Well, that life had hardened her, she had made her own way along the rough coasts, had patched and mended her sails, replaced chafed gear with strong, fit stuff. She had worked her way off the rocks and shoals. Had managed. Still managed.

The air tingled. Distant ice was moving down. Snow crystals like shreds of clear plastic formed in cloudless sky, came out of nowhere. She trudged back to the house, the cold in her nostrils like a burned smell. Must listen to the weather forecast. That long drive around. They couldn’t put things off much longer.

Inside she hung up her coat, draped her hat over the shoulder, the lined black gloves in the right pocket. Neatly, the fingers inside, the cuffs hanging limp.

The nephew was reading to them. Might as well start some supper. Something simple. Pancakes. And, pouring flour into the bowl, thought about the coming snow. They had to talk about it. The first storm could close the road. He wouldn’t know.

The wind came skirling down over the tuckamore, moaned through the house cables.

“Supper!” called the aunt. How loud her voice was in the half-furnished room.

“What I wouldn’t give right now,” she said suddenly to Quoyle, forking a pancake onto his cold plate, “to be eating a nice dinner at a good restaurant and going to see a good movie. What I wouldn’t give to go out and get on a heated bus tomorrow morning instead of driving that truck all around the bay. I tell you frankly, the winter begins to scare me.”

As if it had been waiting for the season to be pronounced the snow started, flicking a few grains against the windows.

“You see?” said the aunt as if supported by an ally in an argument.

Quoyle chewed his mouthful of pancake, swallowed tea. He’d thought about it.

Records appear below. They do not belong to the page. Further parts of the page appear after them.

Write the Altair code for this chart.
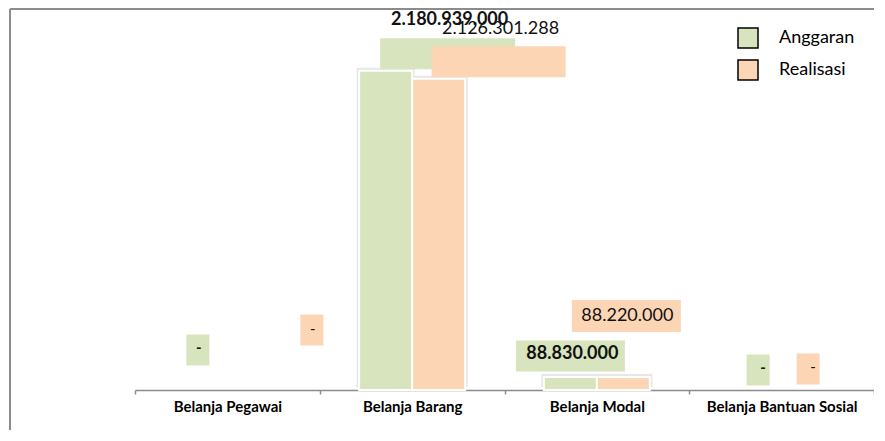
import altair as alt
import pandas as pd

categories = ["Belanja Pegawai", "Belanja Barang", "Belanja Modal", "Belanja Bantuan Sosial"]
series_names = ["Anggaran", "Realisasi"]
anggaran = [0, 2180939000, 88830000, 0]
realisasi = [0, 2126301288, 88220000, 0]
colors = ["#D7E4BD", "#FCD5B5"]


def fmt(v):
    return "-" if v == 0 else f"{v:,}".replace(",", ".")


rows = []
for i, c in enumerate(categories):
    for s, vals in zip(series_names, [anggaran, realisasi]):
        rows.append({"category": c, "series": s, "value": vals[i], "label": fmt(vals[i])})
df = pd.DataFrame(rows)

# label placement (pixels, relative to bar top/centre):
# box_dx, box_dy, box_w, box_h, text_dx, text_dy, font_size, bold
label_layout = {
    ("Belanja Pegawai", "Anggaran"): (-3, -40, 23, 31, -2, -42, 15, True),
    ("Belanja Pegawai", "Realisasi"): (58, -60, 23, 31, 59, -61, 15, False),
    ("Belanja Barang", "Anggaran"): (62, -17, 135, 31, 64, -51, 18, True),
    ("Belanja Barang", "Realisasi"): (60, -17, 134, 31, 62, -50, 18, False),
    ("Belanja Modal", "Anggaran"): (0, -21, 109, 31, 2, -23, 18, True),
    ("Belanja Modal", "Realisasi"): (3, -61, 109, 32, 4, -61, 18, False),
    ("Belanja Bantuan Sosial", "Anggaran"): (3, -20, 23, 31, 8, -22, 15, True),
    ("Belanja Bantuan Sosial", "Realisasi"): (0, -21, 23, 31, 5, -23, 15, False),
}
series_shift = {"Anggaran": -26.5, "Realisasi": 26.5}

FONT = "Lato"
x_scale = alt.Scale(domain=categories, paddingInner=0, paddingOuter=0)
x_axis = alt.Axis(title=None, labelAngle=0, tickBand="extent", domainColor="#8c8c8c",
                  tickColor="#8c8c8c", domainWidth=1.5, tickWidth=1.5, tickSize=4,
                  labelFont=FONT, labelFontWeight="bold", labelFontSize=15,
                  labelColor="#000000", labelPadding=5)
x_enc = alt.X("category:N", scale=x_scale, axis=x_axis)
xo_enc = alt.XOffset("series:N", scale=alt.Scale(domain=series_names, paddingInner=0, paddingOuter=0.743))
y_scale = alt.Scale(domain=[0, 2500000000], nice=False)

base = alt.Chart(df)

frame_top = base.mark_rule(color="#8c8c8c", strokeWidth=1.5).encode(
    x=alt.value(-125), x2=alt.value(760), y=alt.value(-15))
frame_left = base.mark_rule(color="#8c8c8c", strokeWidth=1.5).encode(
    x=alt.value(-125), y=alt.value(-15), y2=alt.value(430))

shadow = base.transform_filter(alt.datum.value > 0).mark_bar(
    color="#e6e6e6", width=58, yOffset=-3).encode(
    x=x_enc, xOffset=xo_enc, y=alt.Y("value:Q", scale=y_scale, axis=None))

bars = base.transform_filter(alt.datum.value > 0).mark_bar(stroke="white", strokeWidth=2).encode(
    x=x_enc, xOffset=xo_enc,
    y=alt.Y("value:Q", scale=y_scale, axis=None),
    color=alt.Color("series:N", scale=alt.Scale(domain=series_names, range=colors),
                    legend=alt.Legend(title=None, orient="none", legendX=602, legendY=3,
                                      symbolType="square", symbolSize=400,
                                      symbolStrokeColor="black", symbolStrokeWidth=1.5,
                                      symbolOpacity=1,
                                      labelFont=FONT, labelFontSize=18, labelColor="#000000",
                                      labelOffset=20, rowPadding=6, padding=0)),
)

box_layers = []
text_layers = []
for (c, s), (bdx, bdy, bw, bh, tdx, tdy, fs, bold) in label_layout.items():
    col = colors[series_names.index(s)]
    sub = base.transform_filter((alt.datum.category == c) & (alt.datum.series == s))
    box_layers.append(sub.mark_bar(color=col, width=bw, xOffset=series_shift[s] + bdx,
                                   yOffset=bdy - bh / 2, y2Offset=bdy + bh / 2).encode(
        x=x_enc, y="value:Q", y2="value:Q"))
    text_layers.append(sub.mark_text(font=FONT, fontSize=fs, fontWeight="bold" if bold else "normal",
                                     color="#111111", dx=tdx, dy=tdy, baseline="middle",
                                     align="center").encode(
        x=x_enc, xOffset=xo_enc, y="value:Q", text="label:N"))

chart = alt.layer(frame_top, frame_left, shadow, bars, *box_layers, *text_layers).properties(
    width=739, height=366,
    padding={"left": 127, "top": 16, "right": 0, "bottom": 40},
    autosize="none",
).configure_view(stroke=None)

chart.save("out.html", embed_options={"renderer": "svg", "actions": False})
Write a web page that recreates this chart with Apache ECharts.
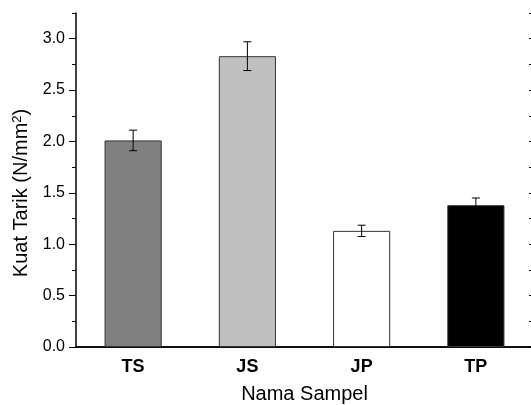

“I talked to the bulldozer guy, Dennis’s friend. He’ll plow the road for a price. If the snow is more than three inches. Your truck can manage that much.”

“Twenty-eight miles of plowing! What price might that be?”

“A hundred a pop. Barely pay for the gas. Figured on what the storm frequency is, he estimates he’d have to come out a minimum of twice a week. In five months that’s forty plowings. That’s four thousand dollars. Another possibility is Dennis. He said he could ferry us back and forth with his boat until it iced up too much. If we could pay for the gas and his time at, say, ten dollars an hour.”

“Well, that’s a better bargain,” said the aunt.

“I don’t think so. Figure he has to spend two hours a day-it’s twenty minutes across in smooth water. That’s the same as the bulldozer, a hundred a week. And by January the bay will be iced in. I don’t want to risk the girls on a snowmobile going back and forth across the bay. Dennis says there are weak spots. It’s dangerous. Every winter somebody goes through and drowns. You have to know the route. Come to that, I don’t like this long drive for them every day, either.”

“You have been thinking of all the angles,” said the aunt. Dryly. She was used to being the one who figured things out.

He did not say that the day before the capsize he had walked through the bare rooms of the house and guessed her furniture was not coming this year.